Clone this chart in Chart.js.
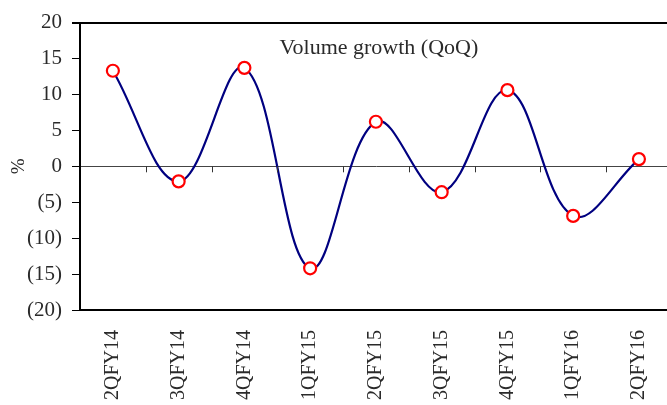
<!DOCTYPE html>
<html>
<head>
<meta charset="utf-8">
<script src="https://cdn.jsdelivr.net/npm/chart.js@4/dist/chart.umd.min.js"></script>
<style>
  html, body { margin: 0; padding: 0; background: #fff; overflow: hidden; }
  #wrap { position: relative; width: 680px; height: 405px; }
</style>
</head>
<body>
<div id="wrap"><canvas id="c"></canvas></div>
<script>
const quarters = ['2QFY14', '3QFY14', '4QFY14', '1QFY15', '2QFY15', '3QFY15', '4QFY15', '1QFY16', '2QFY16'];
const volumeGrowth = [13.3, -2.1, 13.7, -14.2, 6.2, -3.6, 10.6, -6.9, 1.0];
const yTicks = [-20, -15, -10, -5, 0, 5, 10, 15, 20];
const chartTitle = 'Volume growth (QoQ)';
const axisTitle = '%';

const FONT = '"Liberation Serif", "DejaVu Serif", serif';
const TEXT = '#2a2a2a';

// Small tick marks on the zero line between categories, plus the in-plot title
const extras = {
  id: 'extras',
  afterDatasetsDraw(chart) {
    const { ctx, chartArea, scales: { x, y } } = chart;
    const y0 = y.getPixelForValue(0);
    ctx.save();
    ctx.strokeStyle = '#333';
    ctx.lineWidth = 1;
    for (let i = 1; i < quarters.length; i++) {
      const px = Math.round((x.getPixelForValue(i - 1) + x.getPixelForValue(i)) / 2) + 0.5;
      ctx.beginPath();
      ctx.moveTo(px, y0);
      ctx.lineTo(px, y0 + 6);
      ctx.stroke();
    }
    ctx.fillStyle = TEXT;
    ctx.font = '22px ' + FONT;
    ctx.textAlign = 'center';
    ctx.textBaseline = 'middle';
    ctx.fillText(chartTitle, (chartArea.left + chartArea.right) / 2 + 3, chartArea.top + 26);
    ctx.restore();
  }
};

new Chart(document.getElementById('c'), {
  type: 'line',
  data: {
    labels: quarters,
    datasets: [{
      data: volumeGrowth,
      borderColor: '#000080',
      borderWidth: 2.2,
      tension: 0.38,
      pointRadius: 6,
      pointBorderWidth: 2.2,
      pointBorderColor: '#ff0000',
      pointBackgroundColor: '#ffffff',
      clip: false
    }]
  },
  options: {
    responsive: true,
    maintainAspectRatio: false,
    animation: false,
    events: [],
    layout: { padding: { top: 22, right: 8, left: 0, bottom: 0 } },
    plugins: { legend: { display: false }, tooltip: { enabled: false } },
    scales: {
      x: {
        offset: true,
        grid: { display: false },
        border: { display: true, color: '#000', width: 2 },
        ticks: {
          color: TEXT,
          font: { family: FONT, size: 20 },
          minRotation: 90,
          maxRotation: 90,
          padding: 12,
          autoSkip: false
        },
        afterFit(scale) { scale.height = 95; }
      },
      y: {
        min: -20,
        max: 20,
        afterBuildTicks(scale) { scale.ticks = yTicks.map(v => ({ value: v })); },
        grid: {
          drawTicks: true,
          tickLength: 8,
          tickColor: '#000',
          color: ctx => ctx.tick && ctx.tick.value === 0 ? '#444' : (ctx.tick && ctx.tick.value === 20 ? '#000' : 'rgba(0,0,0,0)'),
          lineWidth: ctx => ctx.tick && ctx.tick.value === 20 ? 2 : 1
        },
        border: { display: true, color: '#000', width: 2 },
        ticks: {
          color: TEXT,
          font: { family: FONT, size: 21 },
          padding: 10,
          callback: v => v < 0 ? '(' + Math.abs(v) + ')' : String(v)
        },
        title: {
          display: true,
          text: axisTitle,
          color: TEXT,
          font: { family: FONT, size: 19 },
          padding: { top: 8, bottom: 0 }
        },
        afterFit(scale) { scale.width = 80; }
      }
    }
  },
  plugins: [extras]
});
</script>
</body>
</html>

::::::

■ **What you have to do**: Return only the lines from the start of the data through the line that contains "const TEXT = '#2a2a2a';", please, copying them exactly and omitting all pictures.

■ **Final result**:
Clone this chart in Chart.js.
<!DOCTYPE html>
<html>
<head>
<meta charset="utf-8">
<script src="https://cdn.jsdelivr.net/npm/chart.js@4/dist/chart.umd.min.js"></script>
<style>
  html, body { margin: 0; padding: 0; background: #fff; overflow: hidden; }
  #wrap { position: relative; width: 680px; height: 405px; }
</style>
</head>
<body>
<div id="wrap"><canvas id="c"></canvas></div>
<script>
const quarters = ['2QFY14', '3QFY14', '4QFY14', '1QFY15', '2QFY15', '3QFY15', '4QFY15', '1QFY16', '2QFY16'];
const volumeGrowth = [13.3, -2.1, 13.7, -14.2, 6.2, -3.6, 10.6, -6.9, 1.0];
const yTicks = [-20, -15, -10, -5, 0, 5, 10, 15, 20];
const chartTitle = 'Volume growth (QoQ)';
const axisTitle = '%';

const FONT = '"Liberation Serif", "DejaVu Serif", serif';
const TEXT = '#2a2a2a';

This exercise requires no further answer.